Al-Qaeda’s ideological influence on other jihadist groups is on the rise in South Asia and has continued to extend into countries like Yemen and Somalia; al-Qaeda’s top leaders are still at large, and American overreactions to even unsuccessful terrorist attacks arguably have played, however inadvertently, into the hands of the jihadists. Working against al-Qaeda and allied groups are the ramped-up campaign of drone attacks in Pakistan, increasingly negative Pakistani attitudes and actions against the militants based on their territory, which are mirrored by increasingly hostile attitudes toward al-Qaeda and allied groups in the Muslim world in general, and the fact that erstwhile militant allies have now also turned against al-Qaeda.

Preparedness questions for the U.S. government

It is fundamentally troubling, given this collection of new threats and new adversaries directly targeting America, that there remains no federal government agency or department specifically charged with identifying radicalization and interdicting the recruitment of U.S. citizens or residents for terrorism.
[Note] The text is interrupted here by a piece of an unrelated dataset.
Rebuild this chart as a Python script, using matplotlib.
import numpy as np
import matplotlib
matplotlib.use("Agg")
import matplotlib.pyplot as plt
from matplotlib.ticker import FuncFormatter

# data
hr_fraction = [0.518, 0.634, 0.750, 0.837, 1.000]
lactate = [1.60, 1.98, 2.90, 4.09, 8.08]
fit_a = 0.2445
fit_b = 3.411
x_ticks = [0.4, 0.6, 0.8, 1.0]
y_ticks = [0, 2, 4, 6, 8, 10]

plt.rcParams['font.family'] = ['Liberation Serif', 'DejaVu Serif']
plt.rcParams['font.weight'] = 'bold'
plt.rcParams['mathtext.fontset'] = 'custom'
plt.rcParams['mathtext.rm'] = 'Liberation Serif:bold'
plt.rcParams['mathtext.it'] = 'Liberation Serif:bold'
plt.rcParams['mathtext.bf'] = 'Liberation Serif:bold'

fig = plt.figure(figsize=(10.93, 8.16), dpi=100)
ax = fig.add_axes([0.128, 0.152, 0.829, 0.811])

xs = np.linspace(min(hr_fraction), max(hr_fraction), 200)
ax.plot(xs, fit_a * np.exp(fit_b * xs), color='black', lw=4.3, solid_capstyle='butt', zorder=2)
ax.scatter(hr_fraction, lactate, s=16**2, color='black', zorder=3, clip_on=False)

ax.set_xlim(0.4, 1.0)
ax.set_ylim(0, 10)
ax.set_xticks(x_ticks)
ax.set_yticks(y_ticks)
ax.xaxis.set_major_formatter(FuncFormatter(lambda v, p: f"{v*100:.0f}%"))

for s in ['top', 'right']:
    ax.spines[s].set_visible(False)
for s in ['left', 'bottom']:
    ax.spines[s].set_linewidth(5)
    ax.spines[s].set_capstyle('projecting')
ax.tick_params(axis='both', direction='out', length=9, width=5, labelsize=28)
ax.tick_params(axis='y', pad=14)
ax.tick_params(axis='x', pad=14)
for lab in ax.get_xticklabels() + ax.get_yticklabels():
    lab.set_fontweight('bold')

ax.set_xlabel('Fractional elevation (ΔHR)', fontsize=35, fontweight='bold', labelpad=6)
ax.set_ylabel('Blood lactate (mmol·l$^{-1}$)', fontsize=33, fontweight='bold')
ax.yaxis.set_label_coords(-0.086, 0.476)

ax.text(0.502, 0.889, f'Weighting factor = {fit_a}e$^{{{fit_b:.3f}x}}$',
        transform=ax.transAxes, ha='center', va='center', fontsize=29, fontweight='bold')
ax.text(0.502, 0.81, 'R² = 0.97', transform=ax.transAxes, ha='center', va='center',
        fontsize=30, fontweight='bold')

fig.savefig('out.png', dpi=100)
As one senior intelligence analyst lamented, “There’s no lead agency or person. There are First Amendment issues we’re cognizant of. It’s not a crime to radicalize, only when it turns to violence. There are groups of people looking at different aspects of counter-radicalization. [But it] has to be integrated across agencies, across levels of government, public-private cooperation” — which, unfortunately, it is not. America is thus vulnerable to a threat that is not only diversifying, but arguably intensifying.

Our long-held belief that homegrown terrorism couldn’t happen here has thus created a situation where we are today stumbling blindly through the legal, operational, and organizational minefield of countering terrorist radicalization and recruitment occurring in the United States. Moreover, rather than answers, we now have a long list of pressing questions on this emerging threat, on our response, and on the capacity of the national security architecture we currently have in place to meet it.

On the threat. What do we do when the terrorists are like us? When they conform to the archetypal American immigrant success story? When they are American citizens or U.S. residents? When they are not perhaps from the Middle East or South Asia and in fact have familiar-sounding names? Or, when they are self-described “petite, blue-eyed, blonde” suburban housewives who, as Colleen LaRose, a.k.a. JihadJane, boasted, “can easily blend in”?